>> start Supplied material

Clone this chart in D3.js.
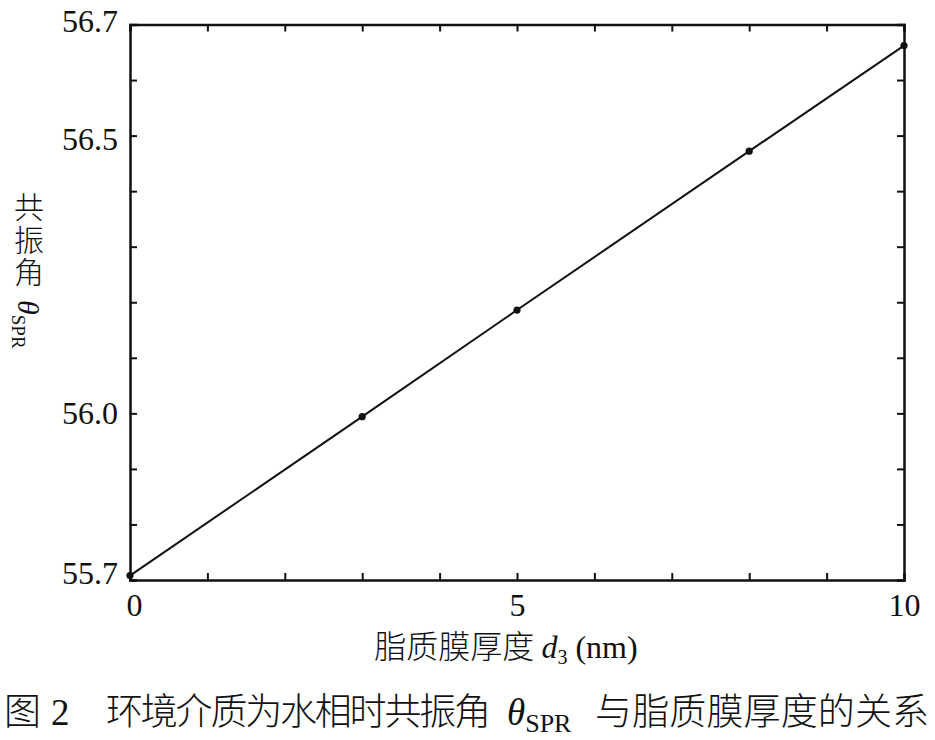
<!DOCTYPE html>
<html><head><meta charset="utf-8">
<script src="https://cdn.jsdelivr.net/npm/d3@7"></script>
<style>body{margin:0;background:#fff}svg{display:block}</style>
</head><body>
<svg id="c" width="935" height="740"></svg>
<script>
// data
const thickness = [0, 3, 5, 8, 10];            // d3 (nm)
const resonanceAngle = [55.708, 55.994, 56.186, 56.472, 56.662]; // θSPR
const xTicks = [0,1,2,3,4,5,6,7,8,9,10];
const xTickLabels = [0, 5, 10];
const yTicks = [55.7,55.8,55.9,56.0,56.1,56.2,56.3,56.4,56.5,56.6,56.7];
const yTickLabels = ["55.7","56.0","56.5","56.7"];

const svg = d3.select("#c");
const L = 130, R = 904, T = 24.5, B = 580;
const x = d3.scaleLinear().domain([0, 10]).range([L, R]);
const y = d3.scaleLinear().domain([55.7, 56.7]).range([B, T]);
const serif = "'Liberation Serif', 'Times New Roman', serif";
const cjk = "'Noto Sans CJK SC', 'Noto Sans CJK JP', sans-serif";

const fmtX = d => xTickLabels.includes(d) ? String(d) : "";
const fmtY = d => { const s = d.toFixed(1); return yTickLabels.includes(s) ? s : ""; };

const gB = svg.append("g").attr("transform", `translate(0,${B})`)
  .call(d3.axisBottom(x).tickValues(xTicks).tickSize(-7).tickPadding(13).tickFormat(fmtX));
const gT = svg.append("g").attr("transform", `translate(0,${T})`)
  .call(d3.axisTop(x).tickValues(xTicks).tickSize(-7).tickFormat(""));
const gL = svg.append("g").attr("transform", `translate(${L},0)`)
  .call(d3.axisLeft(y).tickValues(yTicks).tickSize(-7).tickPadding(12).tickFormat(fmtY));
const gR = svg.append("g").attr("transform", `translate(${R},0)`)
  .call(d3.axisRight(y).tickValues(yTicks).tickSize(-7).tickFormat(""));

[gB, gT, gL, gR].forEach(g => {
  g.attr("font-family", null).attr("font-size", null);
  g.select(".domain").attr("stroke", "#111").attr("stroke-width", 2.5);
  g.selectAll(".tick line").attr("stroke", "#111").attr("stroke-width", 2);
  g.selectAll("text").attr("fill", "#111").style("font-family", serif).style("font-size", "32px");
});
gL.selectAll(".tick text").attr("dy", d => {
  const s = d.toFixed(1);
  if (s === "55.7") return "0.12em";
  if (s === "56.7") return "0.22em";
  if (s === "56.5") return "0.42em";
  return "0.32em";
});
gB.selectAll(".tick text").attr("dy", "0.71em").attr("dx", d => d === 0 ? 4 : 0);

// line + points
const pts = thickness.map((d, i) => [d, resonanceAngle[i]]);
svg.append("path").datum(pts)
  .attr("fill", "none").attr("stroke", "#111").attr("stroke-width", 2)
  .attr("d", d3.line().x(d => x(d[0])).y(d => y(d[1])));
svg.selectAll("circle.pt").data(pts).join("circle").attr("class", "pt")
  .attr("cx", d => x(d[0])).attr("cy", d => y(d[1])).attr("r", 3.6).attr("fill", "#111");

// x axis label
const xl = svg.append("text").attr("x", 506).attr("y", 658).attr("text-anchor", "middle")
  .attr("fill", "#111").style("font-size", "32px");
xl.append("tspan").style("font-family", cjk).attr("font-weight", 300).text("脂质膜厚度 ");
xl.append("tspan").style("font-family", serif).attr("font-style", "italic").text("d");
xl.append("tspan").style("font-family", serif).style("font-size", "20px").attr("dy", 6).text("3");
xl.append("tspan").style("font-family", serif).attr("dy", -6).text(" (nm)");

// y axis label: vertical text, CJK upright, Latin rotated
svg.append("text").attr("x", 29).attr("y", 192)
  .style("writing-mode", "vertical-rl").style("letter-spacing", "2.5px")
  .style("font-family", cjk).attr("font-weight", 300).style("font-size", "30px").attr("fill", "#111")
  .text("共振角");
const yl = svg.append("text").attr("transform", "translate(18,300) rotate(90)")
  .attr("fill", "#111").style("font-family", serif).style("font-size", "30px");
yl.append("tspan").attr("font-style", "italic").text("θ");
yl.append("tspan").style("font-size", "19px").attr("dy", 6).text("SPR");

// caption
const cap = svg.append("text").attr("y", 725).attr("fill", "#111").style("font-size", "37px");
cap.append("tspan").attr("x", 4).style("font-family", cjk).attr("font-weight", 300).text("图");
cap.append("tspan").attr("x", 51).style("font-family", serif).text("2");
cap.append("tspan").attr("x", 106).style("font-family", cjk).attr("font-weight", 300)
  .attr("textLength", 385).attr("lengthAdjust", "spacing").text("环境介质为水相时共振角");
cap.append("tspan").attr("x", 507).style("font-family", serif).attr("font-style", "italic").text("θ");
cap.append("tspan").style("font-family", serif).style("font-size", "26px").attr("dy", 7).text("SPR");
cap.append("tspan").attr("x", 595).attr("dy", -7).style("font-family", cjk).attr("font-weight", 300)
  .attr("textLength", 334).attr("lengthAdjust", "spacing").text("与脂质膜厚度的关系");
</script>
</body></html>
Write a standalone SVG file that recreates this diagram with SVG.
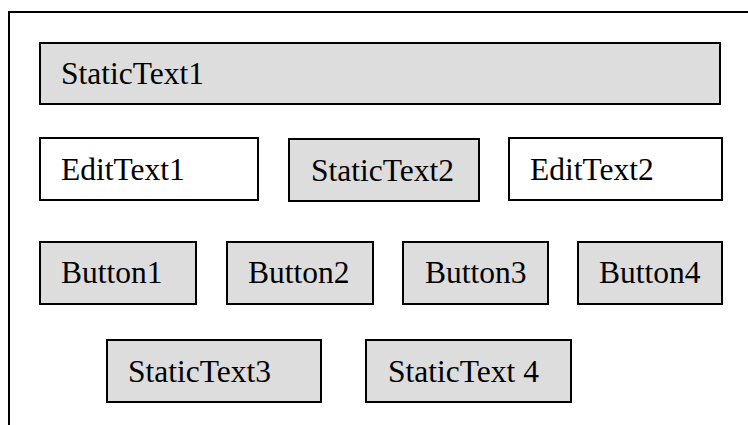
<svg xmlns="http://www.w3.org/2000/svg" width="748" height="425" viewBox="0 0 748 425">
<style>
.s{fill:#dddddd;stroke:#000;stroke-width:2}
.e{fill:#fff;stroke:#000;stroke-width:2}
.t{font-family:"Liberation Serif","Times New Roman",serif;font-size:31.5px;fill:#000}
.f{fill:none;stroke:#000;stroke-width:2}
</style>
<rect width="748" height="425" fill="#fff"/>
<g id="frame"><path class="f" d="M9 425 V12 H748"/></g>
<g id="connectors"></g>
<g id="StaticText1"><rect class="s" x="40" y="43" width="680" height="61"/><text class="t" x="61" y="84">StaticText1</text></g>
<g id="EditText1"><rect class="e" x="40" y="138" width="218" height="62"/><text class="t" x="61" y="180">EditText1</text></g>
<g id="StaticText2"><rect class="s" x="289" y="139" width="190" height="62"/><text class="t" x="311" y="181">StaticText2</text></g>
<g id="EditText2"><rect class="e" x="509" y="138" width="213" height="62"/><text class="t" x="530" y="180">EditText2</text></g>
<g id="Button1"><rect class="s" x="40" y="242" width="156" height="62"/><text class="t" x="61" y="283">Button1</text></g>
<g id="Button2"><rect class="s" x="227" y="242" width="146" height="62"/><text class="t" x="248" y="283">Button2</text></g>
<g id="Button3"><rect class="s" x="403" y="242" width="145" height="62"/><text class="t" x="425" y="283">Button3</text></g>
<g id="Button4"><rect class="s" x="578" y="242" width="144" height="62"/><text class="t" x="599" y="283">Button4</text></g>
<g id="StaticText3"><rect class="s" x="107" y="340" width="214" height="62"/><text class="t" x="128" y="382">StaticText3</text></g>
<g id="StaticText4"><rect class="s" x="366" y="340" width="205" height="62"/><text class="t" x="388" y="382">StaticText 4</text></g>
</svg>
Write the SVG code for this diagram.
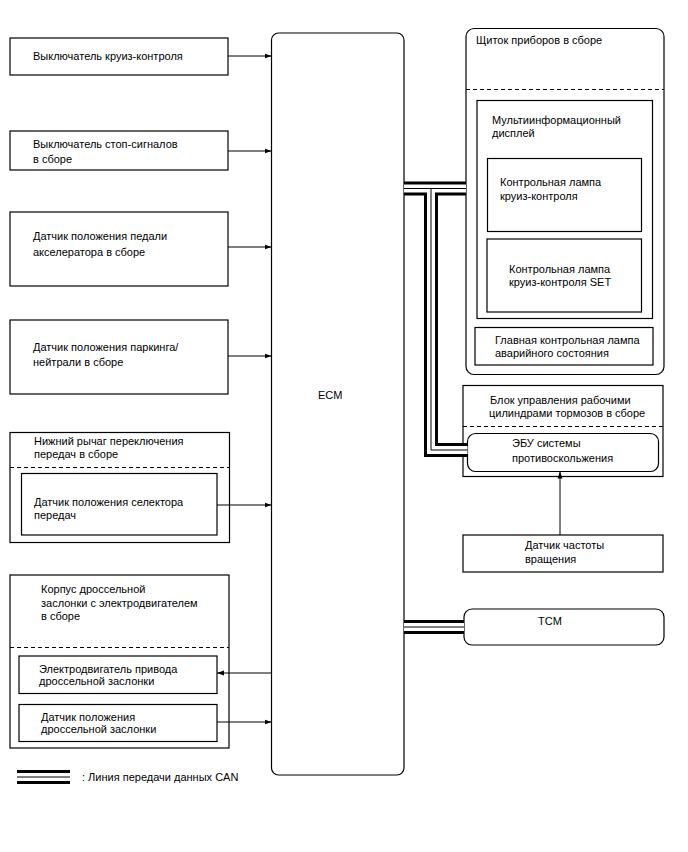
<svg xmlns="http://www.w3.org/2000/svg" width="688" height="852" viewBox="0 0 688 852">
<style>
text{font-family:"Liberation Sans",Arial,sans-serif;font-size:11px;fill:#000}
.b{fill:#fff;stroke:#000;stroke-width:1.2}
.d{fill:none;stroke:#000;stroke-width:1;stroke-dasharray:4,3}
.w{fill:none;stroke:#000;stroke-width:1}
.c1{fill:none;stroke:#000;stroke-width:14}
.c2{fill:none;stroke:#fff;stroke-width:8}
.c3{fill:none;stroke:#000;stroke-width:1}
</style>
<defs>
<marker id="ah" markerWidth="8" markerHeight="6" refX="7" refY="3" orient="auto" markerUnits="userSpaceOnUse">
<path d="M0,0.5 L7,3 L0,5.5 Z" fill="#000"/>
</marker>
</defs>
<rect width="688" height="852" fill="#fff"/>

<g id="ecm">
<rect class="b" x="271.5" y="33" width="132.5" height="742" rx="7"/>
<text x="318" y="399">ECM</text>
</g>

<g id="n1">
<rect class="b" x="10" y="38" width="218" height="37"/>
<text x="33" y="60">Выключатель круиз-контроля</text>
</g>
<g id="n2">
<rect class="b" x="10" y="131" width="218" height="39"/>
<text x="33" y="148">Выключатель стоп-сигналов</text>
<text x="33" y="163">в сборе</text>
</g>
<g id="n3">
<rect class="b" x="10" y="212" width="218" height="74"/>
<text x="33" y="240">Датчик положения педали</text>
<text x="33" y="256">акселератора в сборе</text>
</g>
<g id="n4">
<rect class="b" x="10" y="320" width="218" height="74"/>
<text x="33" y="351">Датчик положения паркинга/</text>
<text x="33" y="366">нейтрали в сборе</text>
</g>
<g id="n5">
<rect class="b" x="10" y="432.5" width="219.5" height="110"/>
<text x="34" y="445">Нижний рычаг переключения</text>
<text x="34" y="458">передач в сборе</text>
<line class="d" x1="10" y1="467.5" x2="229.5" y2="467.5"/>
<g id="n5a">
<rect class="b" x="21.5" y="473.5" width="195.5" height="61.5"/>
<text x="34" y="505.5">Датчик положения селектора</text>
<text x="34" y="518.5">передач</text>
</g>
</g>
<g id="n6">
<rect class="b" x="10" y="575" width="219" height="173"/>
<text x="41" y="593">Корпус дроссельной</text>
<text x="41" y="607">заслонки с электродвигателем</text>
<text x="41" y="620">в сборе</text>
<line class="d" x1="10" y1="647.5" x2="229" y2="647.5"/>
<g id="n6a">
<rect class="b" x="19" y="656" width="198" height="37.5"/>
<text x="39" y="673">Электродвигатель привода</text>
<text x="39" y="685">дроссельной заслонки</text>
</g>
<g id="n6b">
<rect class="b" x="19" y="704.5" width="198" height="37"/>
<text x="41" y="720.5">Датчик положения</text>
<text x="41" y="732.5">дроссельной заслонки</text>
</g>
</g>

<g id="n7">
<rect class="b" x="466" y="28.5" width="198" height="346" rx="8"/>
<text x="476" y="44">Щиток приборов в сборе</text>
<line class="d" x1="466" y1="89.5" x2="664" y2="89.5"/>
<g id="n7a">
<rect class="b" x="477" y="100.5" width="175.5" height="218"/>
<text x="492" y="124">Мультиинформационный</text>
<text x="492" y="137">дисплей</text>
</g>
<g id="n7b">
<rect class="b" x="487.5" y="158.5" width="154" height="73"/>
<text x="500" y="186">Контрольная лампа</text>
<text x="500" y="200">круиз-контроля</text>
</g>
<g id="n7c">
<rect class="b" x="487" y="239" width="154.5" height="73"/>
<text x="509" y="273">Контрольная лампа</text>
<text x="509" y="286">круиз-контроля SET</text>
</g>
<g id="n7d">
<rect class="b" x="475" y="327.5" width="178" height="37.5"/>
<text x="495" y="344">Главная контрольная лампа</text>
<text x="495" y="357">аварийного состояния</text>
</g>
</g>

<g id="n8">
<rect class="b" x="463" y="385.5" width="200" height="91"/>
<text x="490" y="404">Блок управления рабочими</text>
<text x="489" y="417">цилиндрами тормозов в сборе</text>
<line class="d" x1="463" y1="426.5" x2="663" y2="426.5"/>
<g id="n8a">
<rect class="b" x="467.5" y="433.5" width="191" height="38" rx="8"/>
<text x="512" y="447">ЭБУ системы</text>
<text x="512" y="461.5">противоскольжения</text>
</g>
</g>
<g id="n9">
<rect class="b" x="463" y="535" width="200" height="37"/>
<text x="525" y="549">Датчик частоты</text>
<text x="525" y="563">вращения</text>
</g>
<g id="n10">
<rect class="b" x="464" y="609" width="200" height="36" rx="8"/>
<text x="538" y="625">TCM</text>
</g>

<g id="connectors">
<line class="w" x1="228" y1="56" x2="271.5" y2="56" marker-end="url(#ah)"/>
<line class="w" x1="228" y1="151" x2="271.5" y2="151" marker-end="url(#ah)"/>
<line class="w" x1="228" y1="247" x2="271.5" y2="247" marker-end="url(#ah)"/>
<line class="w" x1="228" y1="356" x2="271.5" y2="356" marker-end="url(#ah)"/>
<line class="w" x1="217" y1="505" x2="271.5" y2="505" marker-end="url(#ah)"/>
<line class="w" x1="271.5" y1="673" x2="217" y2="673" marker-end="url(#ah)"/>
<line class="w" x1="217" y1="722" x2="271.5" y2="722" marker-end="url(#ah)"/>
<line class="w" x1="560" y1="535" x2="560" y2="471.5" marker-end="url(#ah)"/>

<path class="c1" d="M404,188.5 H466 M431,188.5 V450 H467.5 M404,627 H464"/>
<path class="c2" d="M404,188.5 H466 M431,188.5 V450 H467.5 M404,627 H464"/>
<path class="c3" d="M404,188.5 H466 M431,188.5 V450 H467.5 M404,627 H464"/>
</g>

<g id="legend">
<path class="c1" d="M17,777 H70"/>
<path class="c2" d="M17,777 H70"/>
<path class="c3" d="M17,777 H70"/>
<text x="82" y="781">: Линия передачи данных CAN</text>
</g>
</svg>
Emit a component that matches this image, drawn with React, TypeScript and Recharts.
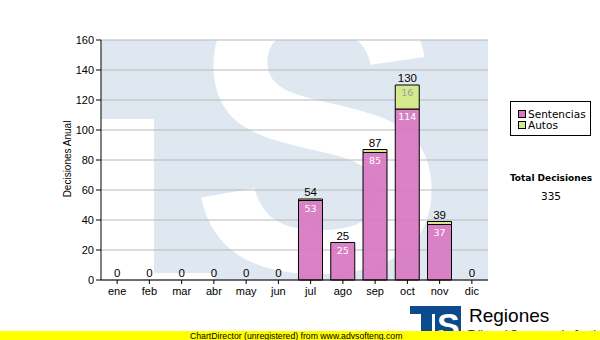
import { ComposedChart, Bar, Line, XAxis, YAxis, CartesianGrid, LabelList } from "recharts";

// values
const months = ["ene", "feb", "mar", "abr", "may", "jun", "jul", "ago", "sep", "oct", "nov", "dic"];
const sentencias = [0, 0, 0, 0, 0, 0, 53, 25, 85, 114, 37, 0];
const autos = [0, 0, 0, 0, 0, 0, 1, 0, 2, 16, 2, 0];
const totals = [0, 0, 0, 0, 0, 0, 54, 25, 87, 130, 39, 0];
const yTicks = [0, 20, 40, 60, 80, 100, 120, 140, 160];
const totalDecisiones = 335;

const PINK = "#d777c0";
const GREEN = "#d4e88e";
const WM = "#dfe8f1";
const LOGO = "#0b4a8c";

const rows = months.map((m, i) => ({
  month: m,
  sentencias: sentencias[i],
  autos: autos[i],
  total: totals[i],
}));

const sans = "'Liberation Sans', Arial, sans-serif";
const verdana = "'DejaVu Sans', Verdana, sans-serif";

// label inside the top of a segment, skipped when the segment is too thin
const innerLabel = (minValue: number, color: string) => (props: any) => {
  const { x, y, width, value } = props;
  if (!(Number(value) >= minValue)) return null;
  return (
    <text
      x={Number(x) + Number(width) / 2}
      y={Number(y) + 11}
      textAnchor="middle"
      fontSize={9.5}
      fontFamily={verdana}
      fill={color}
    >
      {value}
    </text>
  );
};

export default function App() {
  return (
    <div
      style={{
        position: "absolute",
        left: 0,
        top: 0,
        width: 600,
        height: 340,
        background: "#fff",
        overflow: "hidden",
        fontFamily: sans,
      }}
    >
      {/* watermark behind the plot area */}
      <svg width={600} height={340} style={{ position: "absolute", left: 0, top: 0 }}>
        <defs>
          <clipPath id="plotClip">
            <rect x={101} y={40} width={387} height={240} />
          </clipPath>
        </defs>
        <g clipPath="url(#plotClip)">
          <rect x={101} y={40} width={387} height={240} fill={WM} />
          <rect x={101} y={119} width={53} height={161} fill="#fff" />
          <rect x={154} y={273} width={60} height={7} fill="#fff" />
          <text
            x={0}
            y={0}
            transform="translate(190,270) scale(0.95,1)"
            fontSize={405}
            fontWeight="bold"
            fontFamily={sans}
            fill="#fff"
          >
            S
          </text>
        </g>
      </svg>

      <div style={{ position: "absolute", left: 0, top: 0 }}>
        <ComposedChart
          width={600}
          height={340}
          data={rows}
          margin={{ top: 40, right: 112, left: 0, bottom: 30 }}
          barSize={24}
        >
          <CartesianGrid horizontal vertical={false} stroke="#b8b8b8" />
          <XAxis
            dataKey="month"
            height={30}
            tickSize={4}
            tickMargin={3}
            axisLine={{ stroke: "#000" }}
            tickLine={{ stroke: "#000" }}
            tick={{ fontSize: 11, fill: "#000", fontFamily: sans }}
            interval={0}
          />
          <XAxis
            xAxisId="top"
            dataKey="month"
            orientation="top"
            height={0}
            tick={false}
            tickLine={false}
            axisLine={{ stroke: "#000" }}
          />
          <YAxis
            width={101}
            domain={[0, 160]}
            ticks={yTicks}
            interval={0}
            tickSize={5}
            tickMargin={2}
            axisLine={{ stroke: "#000" }}
            tickLine={{ stroke: "#000" }}
            tick={{ fontSize: 11, fill: "#000", fontFamily: sans }}
          />
          <YAxis
            yAxisId="right"
            orientation="right"
            width={0}
            domain={[0, 160]}
            tick={false}
            tickLine={false}
            axisLine={{ stroke: "#000" }}
          />
          <Bar
            dataKey="sentencias"
            name="Sentencias"
            stackId="a"
            fill={PINK}
            fillOpacity={0.92}
            stroke="#000"
            strokeWidth={1}
            isAnimationActive={false}
          >
            <LabelList dataKey="sentencias" content={innerLabel(1, "#fff")} />
          </Bar>
          <Bar
            dataKey="autos"
            name="Autos"
            stackId="a"
            fill={GREEN}
            stroke="#000"
            strokeWidth={1}
            isAnimationActive={false}
          >
            <LabelList dataKey="autos" content={innerLabel(5, "#a0a0a0")} />
          </Bar>
          {/* invisible series that only carries the stack totals */}
          <Line
            dataKey="total"
            stroke="none"
            dot={false}
            activeDot={false}
            legendType="none"
            isAnimationActive={false}
          >
            <LabelList
              dataKey="total"
              position="top"
              offset={3}
              fill="#000"
              stroke="none"
              fontSize={11.5}
              fontFamily={sans}
            />
          </Line>
        </ComposedChart>
      </div>

      {/* axis title, legend, total and footer */}
      <svg
        width={600}
        height={340}
        style={{ position: "absolute", left: 0, top: 0, pointerEvents: "none" }}
      >
        <text
          x={0}
          y={0}
          transform="translate(67,159) rotate(-90)"
          textAnchor="middle"
          dominantBaseline="central"
          fontSize={10}
          fontFamily={sans}
          fill="#000"
        >
          Decisiones Anual
        </text>

        <rect x={510.5} y={101.5} width={80} height={34} fill="#fff" stroke="#000" />
        <rect x={518.5} y={110.5} width={7} height={7} fill={PINK} stroke="#000" />
        <text x={528} y={117.5} fontSize={10.5} fontFamily={verdana} fill="#000">
          Sentencias
        </text>
        <rect x={518.5} y={121.5} width={7} height={7} fill={GREEN} stroke="#000" />
        <text x={528} y={128.5} fontSize={10.5} fontFamily={verdana} fill="#000">
          Autos
        </text>

        <text
          x={551}
          y={181}
          textAnchor="middle"
          fontSize={9}
          fontWeight="bold"
          fontFamily={verdana}
          fill="#000"
        >
          Total Decisiones
        </text>
        <text x={551} y={200} textAnchor="middle" fontSize={10.5} fontFamily={verdana} fill="#000">
          {totalDecisiones}
        </text>

        {/* logo */}
        <g fill={LOGO}>
          <rect x={410} y={306} width={26} height={8} />
          <rect x={421} y={306} width={11} height={34} />
          <rect x={435} y={306} width={26} height={34} />
        </g>
        <text x={437} y={337} fontSize={34} fontWeight="bold" fontFamily={sans} fill="#fff">
          S
        </text>
        <text x={469} y={322} fontSize={19} fontFamily={sans} fill="#000">
          Regiones
        </text>
        <text x={468} y={338} fontSize={11} fontFamily={sans} fill="#222">
          Tribunal Supremo de Justicia
        </text>

        <rect x={0} y={331} width={600} height={9} fill="#ffff00" />
        <text x={190} y={339} fontSize={8.7} fontFamily={sans} fill="#000">
          ChartDirector (unregistered) from www.advsofteng.com
        </text>
      </svg>
    </div>
  );
}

>> end Supplied material

| Directions |
Going back to the data above, write out everything from the line with "Emit a component" down to the line with "YAxis, CartesianGrid, LabelList", both included, leaving every picture out.

| Result of the task |
Emit a component that matches this image, drawn with React, TypeScript and Recharts.
import { ComposedChart, Bar, Line, XAxis, YAxis, CartesianGrid, LabelList } from "recharts";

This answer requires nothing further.